Ich fahre die Tieckstraße entlang. Sie liegt weit fort von Tiecks eigentlichem Wirkungsort: seinem Wohnhaus, das allabendlich als Salon diente an der Ecke Altmarkt / Kreuzkirche. Es ist Juli, es regnet. Die Glätte der schwarz-grauen modernen Fassade am Ende zur Lessingstraße hin schmückt ein sommerlicher Balkon. Ist das schon Romantik?
Gründerzeithäuser mit gezwiebelten Türmchen waschen ihre Schuppen im Regenwasser. Ein grüner Zaun versperrt unschmuck die Sicht auf das Berufliche Schulzentrum für Wirtschaft. Dann geht es in labendere Gefilde. Aus der Tür des Libanesen duftet es nach Massaka, die Schilder der Weinzentrale neben den noch verschlossenen Türen versprechen einen seligen Abend. Um die Ecke biegt ein Blonder, der könnte Bert heißen.
Im Jahr 1999 wurde ein Asteroid nach dem Dichter benannt, 1873 die Tieckstraße – 20 Jahre nach Tiecks Tod, der ihn in Berlin nach drei Jahren der Bettlägerigkeit und etlichen Schlaganfällen ereilte.

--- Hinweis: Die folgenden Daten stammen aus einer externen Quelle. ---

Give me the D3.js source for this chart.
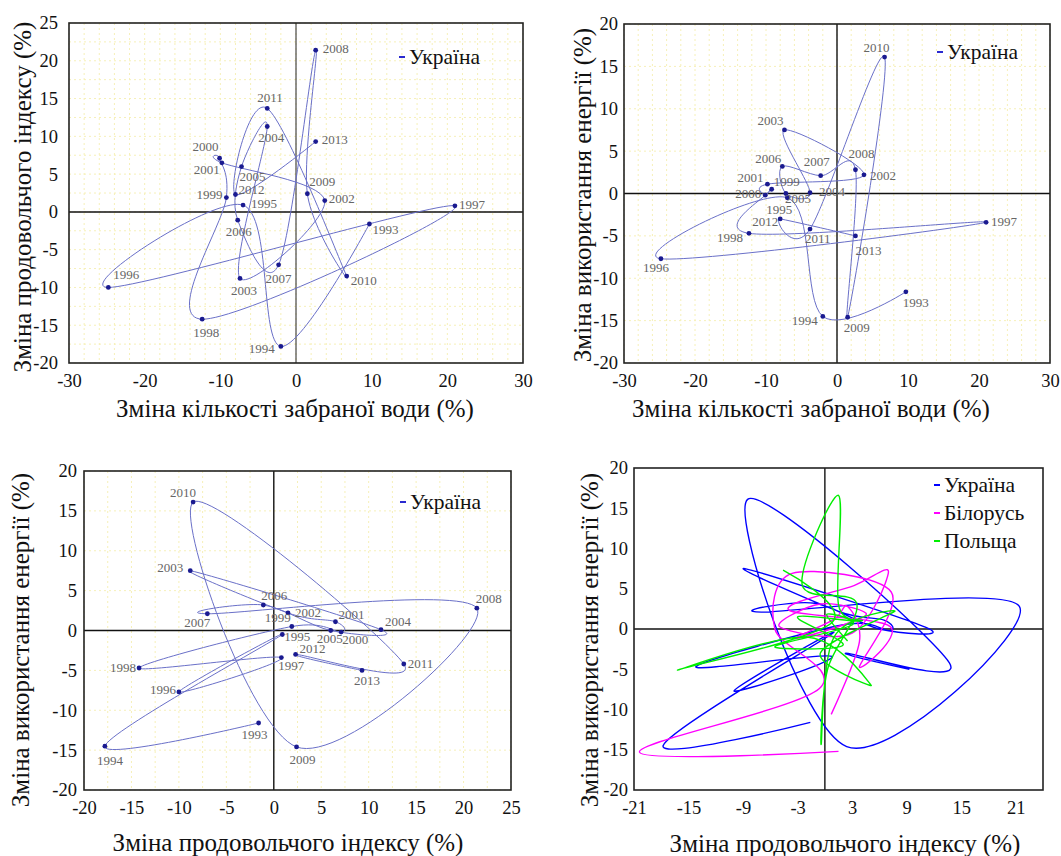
<!DOCTYPE html>
<html>
<head>
<meta charset="utf-8">
<script src="https://cdnjs.cloudflare.com/ajax/libs/d3/7.8.5/d3.min.js"></script>
<style>
body { margin: 0; background: #fff; }
svg text { font-family: "Liberation Serif", "DejaVu Serif", serif !important; }
</style>
</head>
<body>
<div class="chart-box"></div>
<script>
// years and the three Ukraine indicators (% change year on year)
var years = [1993,1994,1995,1996,1997,1998,1999,2000,2001,2002,2003,2004,2005,2006,2007,2008,2009,2010,2011,2012,2013];
var water_ua  = [9.7,-2.0,-7.0,-24.8,21.0,-12.4,-9.2,-10.1,-9.8,3.8,-7.4,-3.8,-7.2,-7.7,-2.3,2.6,1.5,6.7,-3.8,-8.0,2.6];
var food_ua   = [-1.6,-17.8,0.9,-10.0,0.8,-14.2,1.9,7.1,6.5,1.5,-8.8,11.3,6.0,-1.1,-7.0,21.4,2.4,-8.5,13.7,2.3,9.3];
var energy_ua = [-11.6,-14.5,-0.5,-7.7,-3.4,-4.7,0.5,-0.2,1.1,2.2,7.5,0.1,0.0,3.2,2.1,2.8,-14.6,16.1,-4.2,-3.0,-5.0];

var food_by   = [1.5,-20.4,-0.6,-5.5,-3.6,7.3,3.8,7.2,-4.0,3.2,7.0,3.0,-5.0,-0.5,4.5,2.0,-3.3,1.0,2.5,3.8,0.7];
var energy_by = [-15.2,-15.3,-7.4,0.0,6.9,4.6,-4.7,0.3,2.4,5.4,7.1,-0.5,0.3,3.1,2.0,0.5,-1.2,1.2,2.8,-1.6,-10.6];

var food_pl   = [-4.6,0.8,-16.2,-2.0,5.1,-0.5,7.7,1.0,-0.4,0.3,3.5,-2.5,1.5,1.5,4.0,-3.0,2.0,-5.5,3.0,0.2,2.5];
var energy_pl = [7.3,0.8,-5.1,-1.0,-7.0,-3.0,2.2,-1.0,-14.3,-5.0,3.2,5.5,16.6,3.0,1.0,1.5,-2.0,-2.2,0.5,1.8,-1.5];

var ticks_water  = [-30,-20,-10,0,10,20,30];
var ticks_food   = [-20,-15,-10,-5,0,5,10,15,20,25];
var ticks_food3  = [-20,-15,-10,-5,0,5,10,15,20,25];
var ticks_energy = [-20,-15,-10,-5,0,5,10,15,20];
var ticks_food4  = [-21,-15,-9,-3,3,9,15,21];

var country_names = ["Україна","Білорусь","Польща"];
var country_colors = ["#0000ff","#ff00ff","#00ee00"];

var title_water  = "Зміна кількості забраної води (%)";
var title_food   = "Зміна продовольчого індексу (%)";
var title_energy = "Зміна використання енергії (%)";

// label offsets (px) for the year labels, per panel
var lab1 = {1993:[3,10],1994:[-32,7],1995:[8,3],1996:[5,-8],1997:[4,3],1998:[-9,18],1999:[-30,1],2000:[-27,-7],2001:[-28,11],2002:[4,2],2003:[-9,17],2004:[-9,15],2005:[-2,14],2006:[-12,16],2007:[-13,18],2008:[7,3],2009:[2,-8],2010:[4,9],2011:[-10,-6],2012:[3,-1],2013:[6,2]};
var lab2 = {1993:[-3,15],1994:[-31,9],1995:[-21,16],1996:[-18,13],1997:[5,4],1998:[-32,9],1999:[2,-3],2000:[-30,3],2001:[-30,-2],2002:[6,5],2003:[-27,-5],2004:[9,3],2005:[-1,9],2006:[-27,-3],2007:[-17,-10],2008:[-7,-12],2009:[-4,15],2010:[-21,-5],2011:[-5,14],2012:[-28,7],2013:[0,19]};
var lab3 = {1993:[-17,16],1994:[-8,19],1995:[2,7],1996:[-29,2],1997:[-3,12],1998:[-29,4],1999:[-27,-5],2000:[1,12],2001:[3,-3],2002:[7,4],2003:[-33,1],2004:[4,-4],2005:[-14,12],2006:[-2,-5],2007:[-23,13],2008:[-1,-5],2009:[-7,17],2010:[-23,-5],2011:[4,4],2012:[4,-1],2013:[-8,15]};

var svg = d3.select(".chart-box").append("svg")
    .attr("width", 1061)
    .attr("height", 856);

var smooth = d3.curveCatmullRom.alpha(0);

function zip(xs, ys) {
  return xs.map(function(d, i) { return {x: d, y: ys[i], year: years[i]}; });
}

function draw_panel(cfg, idx) {
  var b = cfg.box;
  var x = d3.scaleLinear().domain(cfg.xdom).range([b.x, b.x + b.w]);
  var y = d3.scaleLinear().domain(cfg.ydom).range([b.y + b.h, b.y]);
  var g = svg.append("g");

  g.append("clipPath").attr("id", "clip" + idx)
    .append("rect").attr("x", b.x).attr("y", b.y).attr("width", b.w).attr("height", b.h);

  if (cfg.grid) {
    var gx = d3.range(cfg.xdom[0], cfg.xdom[1] + 0.01, cfg.gridx);
    var gy = d3.range(cfg.ydom[0], cfg.ydom[1] + 0.01, cfg.gridy);
    g.selectAll(".gx").data(gx).enter().append("line")
      .attr("x1", function(d) { return x(d); }).attr("x2", function(d) { return x(d); })
      .attr("y1", b.y).attr("y2", b.y + b.h)
      .attr("stroke", "#f6f0b8").attr("stroke-width", 1).attr("stroke-dasharray", "2,3");
    g.selectAll(".gy").data(gy).enter().append("line")
      .attr("y1", function(d) { return y(d); }).attr("y2", function(d) { return y(d); })
      .attr("x1", b.x).attr("x2", b.x + b.w)
      .attr("stroke", "#f6f0b8").attr("stroke-width", 1).attr("stroke-dasharray", "2,3");
  }

  // zero axes
  g.append("line").attr("x1", b.x).attr("x2", b.x + b.w)
    .attr("y1", y(0)).attr("y2", y(0)).attr("stroke", "#111").attr("stroke-width", 1.5);
  g.append("line").attr("x1", x(0)).attr("x2", x(0))
    .attr("y1", b.y).attr("y2", b.y + b.h).attr("stroke", "#222").attr("stroke-width", cfg.zeroW);

  var line = d3.line()
    .x(function(d) { return x(d.x); })
    .y(function(d) { return y(d.y); })
    .curve(smooth);

  cfg.series.forEach(function(s) {
    g.append("path")
      .datum(s.pts)
      .attr("clip-path", "url(#clip" + idx + ")")
      .attr("fill", "none")
      .attr("stroke", s.color)
      .attr("stroke-width", s.width)
      .attr("d", line);
  });

  if (cfg.labels) {
    var pts = cfg.series[0].pts;
    g.selectAll(".dot").data(pts).enter().append("circle")
      .attr("cx", function(d) { return x(d.x); })
      .attr("cy", function(d) { return y(d.y); })
      .attr("r", 2.4)
      .attr("fill", "#1a1a90");
    g.selectAll(".lab").data(pts).enter().append("text")
      .attr("x", function(d) { return x(d.x) + cfg.labels[d.year][0]; })
      .attr("y", function(d) { return y(d.y) + cfg.labels[d.year][1]; })
      .attr("font-size", 13)
      .attr("fill", "#666")
      .text(function(d) { return d.year; });
  }

  // frame
  g.append("rect").attr("x", b.x).attr("y", b.y).attr("width", b.w).attr("height", b.h)
    .attr("fill", "none").attr("stroke", "#222").attr("stroke-width", 1.6);

  var fmt = function(d) { return String(d); };
  var ax = g.append("g")
    .attr("transform", "translate(0," + (b.y + b.h) + ")")
    .call(d3.axisBottom(x).tickValues(cfg.xticks).tickSize(0).tickPadding(11).tickFormat(fmt));
  var ay = g.append("g")
    .attr("transform", "translate(" + b.x + ",0)")
    .call(d3.axisLeft(y).tickValues(cfg.yticks).tickSize(0).tickPadding(cfg.ypad).tickFormat(fmt));
  [ax, ay].forEach(function(a) {
    a.attr("font-family", null);
    a.select(".domain").remove();
    a.selectAll("text").attr("font-size", 18.5).attr("fill", "#111");
  });

  g.append("text")
    .attr("x", cfg.xtitle[1]).attr("y", cfg.xtitle[2])
    .attr("text-anchor", "middle").attr("font-size", 25).attr("fill", "#111")
    .text(cfg.xtitle[0]);
  g.append("text")
    .attr("transform", "translate(" + cfg.ytitle[1] + "," + cfg.ytitle[2] + ") rotate(-90)")
    .attr("text-anchor", "middle").attr("font-size", 25).attr("fill", "#111")
    .text(cfg.ytitle[0]);

  // legend
  cfg.series.forEach(function(s, i) {
    var ly = cfg.legend[1] + i * 28;
    g.append("line").attr("x1", cfg.legend[0]).attr("x2", cfg.legend[0] + 6)
      .attr("y1", ly).attr("y2", ly).attr("stroke", s.legendColor || s.color).attr("stroke-width", 2);
    g.append("text").attr("x", cfg.legend[0] + 10).attr("y", ly + 7)
      .attr("font-size", 21.5).attr("fill", "#111").text(s.name);
  });
}

var ua_line = "#6a70c8";

var panels = [
  {box: {x: 69, y: 23, w: 454, h: 340}, xdom: [-30, 30], ydom: [-20, 25],
   xticks: ticks_water, yticks: ticks_food, ypad: 11, grid: true, gridx: 2, gridy: 2.5, zeroW: 1,
   xtitle: [title_water, 295, 417], ytitle: [title_food, 31, 197], legend: [399, 57], labels: lab1,
   series: [{name: country_names[0], pts: zip(water_ua, food_ua), color: ua_line, width: 1, legendColor: "#2a2ad0"}]},
  {box: {x: 624, y: 24, w: 426, h: 339}, xdom: [-30, 30], ydom: [-20, 20],
   xticks: ticks_water, yticks: ticks_energy, ypad: 6, grid: true, gridx: 2, gridy: 5, zeroW: 1.5,
   xtitle: [title_water, 811, 417], ytitle: [title_energy, 591, 195], legend: [937, 52], labels: lab2,
   series: [{name: country_names[0], pts: zip(water_ua, energy_ua), color: ua_line, width: 1, legendColor: "#2a2ad0"}]},
  {box: {x: 84, y: 471, w: 427, h: 319}, xdom: [-20, 25], ydom: [-20, 20],
   xticks: ticks_food3, yticks: ticks_energy, ypad: 7, grid: true, gridx: 2.5, gridy: 5, zeroW: 1.5,
   xtitle: [title_food, 288, 851], ytitle: [title_energy, 29, 640], legend: [400, 502], labels: lab3,
   series: [{name: country_names[0], pts: zip(food_ua, energy_ua), color: ua_line, width: 1, legendColor: "#2a2ad0"}]},
  {box: {x: 634, y: 468, w: 409, h: 322}, xdom: [-21, 24], ydom: [-20, 20],
   xticks: ticks_food4, yticks: ticks_energy, ypad: 6, grid: false, zeroW: 1.5,
   xtitle: [title_food, 845, 852], ytitle: [title_energy, 598, 640], legend: [934, 485], labels: null,
   series: [
     {name: country_names[0], pts: zip(food_ua, energy_ua), color: country_colors[0], width: 1.4},
     {name: country_names[1], pts: zip(food_by, energy_by), color: country_colors[1], width: 1.4},
     {name: country_names[2], pts: zip(food_pl, energy_pl), color: country_colors[2], width: 1.4}
   ]}
];

panels.forEach(draw_panel);
</script>
</body>
</html>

Tragisch-romantisch.
Ich biege mit dem Rad ab Richtung Hauptstraße, gen Kügelgenhaus. Dieser Tieck ist nicht zu fassen!
Die Tieckstraße
- Die Straße auf dem Stadtplan von dresden.de
„Während seiner intensiven Schaffensperiode zwischen 1819 und 1841 in Dresden schrieb er kunstvolle Novellen, verkehrte mit Körner, Schiller, Schlegel, Fichte und Goethe.“
Theodor Körner ist in den Befreiungskriegen gegen die napoleonische Besatzung gefallen, das war deutlich vor 1819…
(Passend dazu das Denkmal am Körnerweg, schätzungsweise 2000 m Luftlinie von der Tieckstrasse ;-)
Gemeint ist Theodor Körners Vater Christian Gottfried Körner.
Danke für den super Artikel – Philine könnte sicher auch helfen, frischen Wind in das Museum für Frühromantik im Kügelgenhaus zu bringen.
Und war nicht auf der Tieckstraße mal die „Zöllnerklause“ und auch ein bißchen mehr Szene-Leben?
Ja. Das „ZK“ befand sich dort in der Nummer 9. Außerdem gab es im Tieck 17 mal einen Jugendtreff.